As the document puts it: "Next-generation access will involve fundamental changes to the infrastructure of the underlying network ... this will involve the installation of new cables for at least part of the route between the customer and the service provider, which involves very high levels of investment." Ofcom's attitude is that this investment will happen in good time, as and when companies like BT find a commercial case.

Two problems. One is that the current economic environment is not conducive to "very high levels of investment", especially if betting on new products and services. The other that the UK's position in the world broadband league (which five years ago was reasonable, hence my own complacency) is slipping. In Japan, one-third of Japanese broadband networks are already optical fibre to the home. On visits to the Netherlands and Sweden I've seen entire towns where multi-megabit broadband, fixed and wireless, is as much part of the local infrastructure as sewerage is.

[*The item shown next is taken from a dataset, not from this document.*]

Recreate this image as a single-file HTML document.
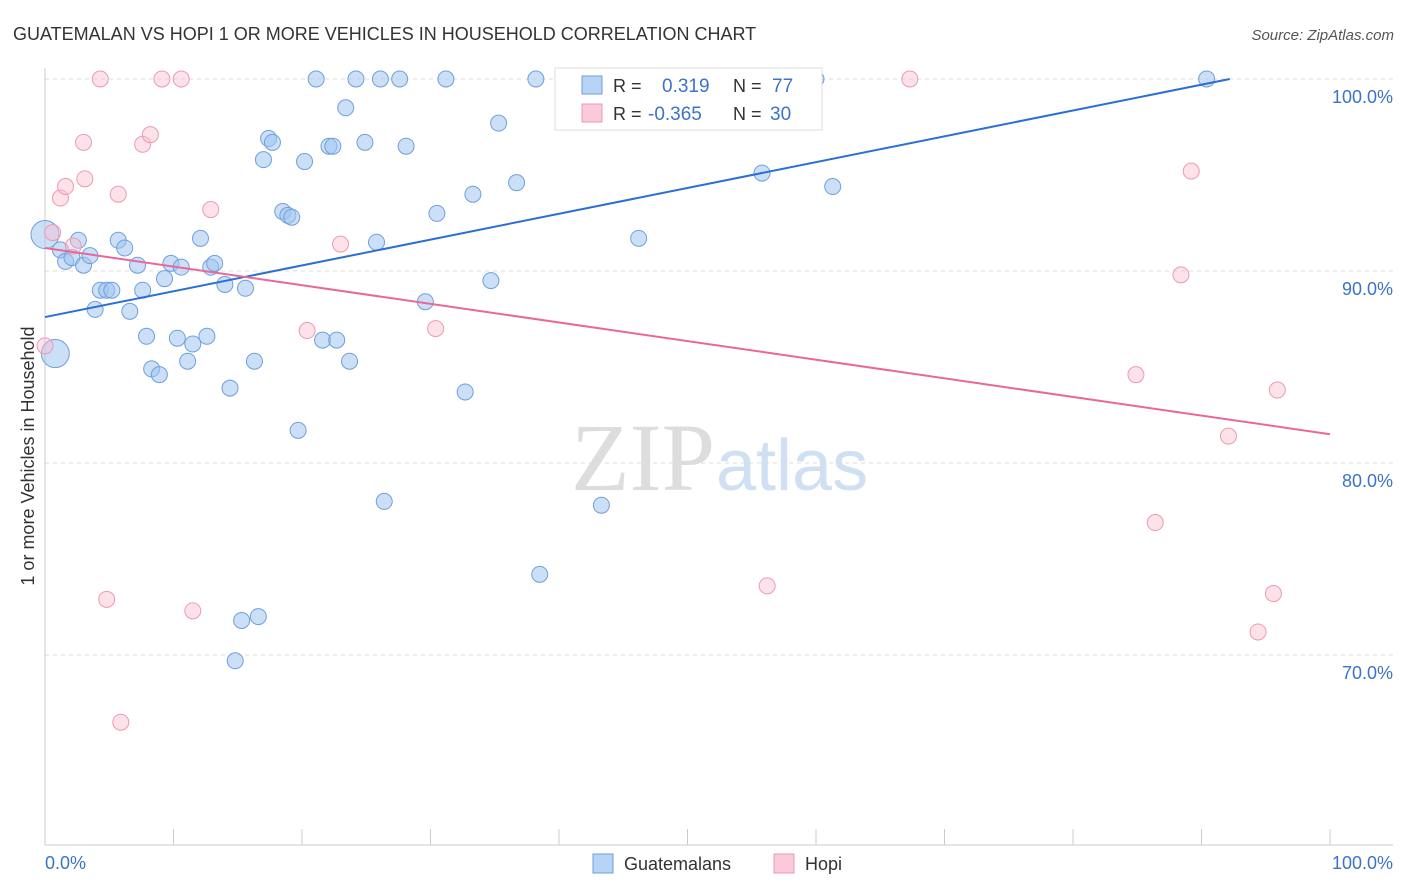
<!DOCTYPE html>
<html><head><meta charset="utf-8"><style>
body{margin:0;background:#fff;font-family:"Liberation Sans",sans-serif;}
svg{display:block}
</style></head><body>
<svg id="chart" width="1406" height="892" viewBox="0 0 1406 892">
<text x="13" y="40" font-size="18" fill="#333">GUATEMALAN VS HOPI 1 OR MORE VEHICLES IN HOUSEHOLD CORRELATION CHART</text>
<text x="1394" y="40" font-size="15" fill="#555" font-style="italic" text-anchor="end">Source: ZipAtlas.com</text>
<g id="grid"></g>
<text x="715" y="490" font-size="96" fill="#ddd" text-anchor="end" font-family="Liberation Serif,serif">ZIP</text>
<text x="716" y="490" font-size="72" fill="#cfe0f3">atlas</text>
<g id="pts"></g>
<g id="lines"></g>
<text transform="translate(34,456) rotate(-90)" font-size="18" fill="#333" text-anchor="middle">1 or more Vehicles in Household</text>
<text x="45" y="869" font-size="18" fill="#3b73c8">0.0%</text>
<text x="1393" y="869" font-size="18" fill="#3b73c8" text-anchor="end">100.0%</text>
<g>
<rect x="555" y="68" width="267" height="62" fill="#fff" stroke="#ddd"/>
<rect x="582" y="76" width="20" height="18" fill="#b7d3f5" stroke="#6f9fdc"/>
<rect x="582" y="104" width="20" height="18" fill="#fbc9d7" stroke="#eb9ab1"/>
<text x="613" y="92" font-size="18" fill="#333">R =</text>
<text x="662" y="92" font-size="19" fill="#3b73c8">0.319</text>
<text x="733" y="92" font-size="18" fill="#333">N =</text>
<text x="772" y="92" font-size="19" fill="#3b73c8">77</text>
<text x="613" y="120" font-size="18" fill="#333">R =</text>
<text x="648" y="120" font-size="19" fill="#3b73c8">-0.365</text>
<text x="733" y="120" font-size="18" fill="#333">N =</text>
<text x="770" y="120" font-size="19" fill="#3b73c8">30</text>
</g>
<g>
<rect x="593" y="854" width="20" height="19" fill="#b7d3f5" stroke="#6f9fdc"/>
<text x="624" y="870" font-size="18" fill="#333">Guatemalans</text></g>
<g>
<rect x="774" y="854" width="20" height="19" fill="#fbc9d7" stroke="#eb9ab1"/>
<text x="805" y="870" font-size="18" fill="#333">Hopi</text></g>
</svg>
<script>
const yTicks=[100,90,80,70];
const yTickLabels=["100.0%","90.0%","80.0%","70.0%"];
const xTicks=[0,10,20,30,40,50,60,70,80,90,100];
const blueX=[0,0.8,1.2,1.6,2.1,2.6,3.0,3.5,3.9,4.3,4.8,5.2,5.7,6.2,6.6,7.2,7.6,7.9,8.3,8.9,9.3,9.8,10.3,10.6,11.1,11.5,12.1,12.6,12.9,13.2,14.0,14.4,14.8,15.3,15.6,16.3,16.6,17.0,17.4,17.7,18.5,18.9,19.2,19.7,20.2,21.1,21.6,22.1,22.4,22.7,23.4,23.7,24.2,24.9,25.8,26.1,26.4,27.6,28.1,29.6,30.5,31.2,32.7,33.3,34.7,35.3,36.7,38.2,38.5,43.3,43.3,46.2,52.3,55.8,60.0,61.3,90.4];
const blueY=[91.9,85.7,91.1,90.5,90.7,91.6,90.3,90.8,88.0,89.0,89.0,89.0,91.6,91.2,87.9,90.3,89.0,86.6,84.9,84.6,89.6,90.4,86.5,90.2,85.3,86.2,91.7,86.6,90.2,90.4,89.3,83.9,69.7,71.8,89.1,85.3,72.0,95.8,96.9,96.7,93.1,92.9,92.8,81.7,95.7,100,86.4,96.5,96.5,86.4,98.5,85.3,100,96.7,91.5,100,78.0,100,96.5,88.4,93.0,100,83.7,94.0,89.5,97.7,94.6,100,74.2,77.8,100,91.7,100,95.1,100,94.4,100];
const pinkX=[0,0.6,1.2,1.6,2.2,3,3.1,4.3,4.8,5.7,5.9,7.6,8.2,9.1,10.6,11.5,12.9,20.4,23,30.4,56.2,67.3,84.9,86.4,88.4,89.2,92.1,94.4,95.6,95.9];
const pinkY=[86.1,92,93.8,94.4,91.3,96.7,94.8,100,72.9,94,66.5,96.6,97.1,100,100,72.3,93.2,86.9,91.4,87,73.6,100,84.6,76.9,89.8,95.2,81.4,71.2,73.2,83.8];
const blueFit=[[0,87.6],[92.2,100]];
const pinkFit=[[0,91.2],[100,81.5]];
const NS="http://www.w3.org/2000/svg";
const X=v=>45+v*12.85, Y=v=>79+(100-v)*19.2;
function mk(t,a,p){const e=document.createElementNS(NS,t);for(const k in a)e.setAttribute(k,a[k]);p.appendChild(e);return e;}
const grid=document.getElementById('grid');
yTicks.forEach((t,i)=>{
 const l=mk('line',{x1:45,x2:1393,y1:Y(t),y2:Y(t),stroke:'#ddd','stroke-dasharray':'4,4'},grid);
 
 
 const tx=mk('text',{x:1393,y:Y(t)+24,'font-size':18,fill:'#3b73c8','text-anchor':'end'},grid);
 tx.textContent=yTickLabels[i];
 
 
});
const ax=mk('line',{x1:45,x2:45,y1:68,y2:845,stroke:'#ccc'},grid);


const bx=mk('line',{x1:45,x2:1393,y1:845,y2:845,stroke:'#ccc'},grid);


xTicks.forEach(t=>{const l=mk('line',{x1:X(t),x2:X(t),y1:829,y2:845,stroke:'#ccc'},grid);
 
 });
const pts=document.getElementById('pts');
blueX.forEach((v,i)=>{const r=(i<2)?14:8;
 const c=mk('circle',{cx:X(v),cy:Y(blueY[i]),r:r,fill:'rgba(160,196,240,0.55)',stroke:'#6f9fdc','stroke-width':1},pts);
 
 });
pinkX.forEach((v,i)=>{
 const c=mk('circle',{cx:X(v),cy:Y(pinkY[i]),r:8,fill:'rgba(250,190,208,0.45)',stroke:'#eb9ab1','stroke-width':1},pts);
 
 });
const lines=document.getElementById('lines');
const bl=mk('line',{x1:X(blueFit[0][0]),y1:Y(blueFit[0][1]),x2:X(blueFit[1][0]),y2:Y(blueFit[1][1]),stroke:'#2b6fd6','stroke-width':2},lines);


const pl=mk('line',{x1:X(pinkFit[0][0]),y1:Y(pinkFit[0][1]),x2:X(pinkFit[1][0]),y2:Y(pinkFit[1][1]),stroke:'#e8689a','stroke-width':2},lines);


</script>
</body></html>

This is where Ofcom's complacency really grates. While observing that some countries may be ahead, it says: "We do not yet see evidence that the UK will be significantly disadvantaged economically or socially as a result."

OK, we do not yet see hard empirical evidence - mainly because it does not yet exist. But in three years, five years or 10 years, it will.

Consultation on the document has already closed, sadly, but several critics have got their cases in. One response worth reading is from Manchester city council's One Manchester project (tinyurl.com/yrqbv3, PDF). It condemns a "very cautious and risk-averse" approach which "does not exactly inspire confidence that we are able to aspire to be a global leader".

In particular, the Manchester team points to the threat to social cohesion if a gap opens between those who have broadband and those who do not. This should concern a government relying on broadband to the home to underpin new policies in education and healthcare.

No one sensible is suggesting that the taxpayer immediately start digging the trenches for a new national grid. But the state does have a role in encouraging innovation. We need vision, not risk-aversion and complacency.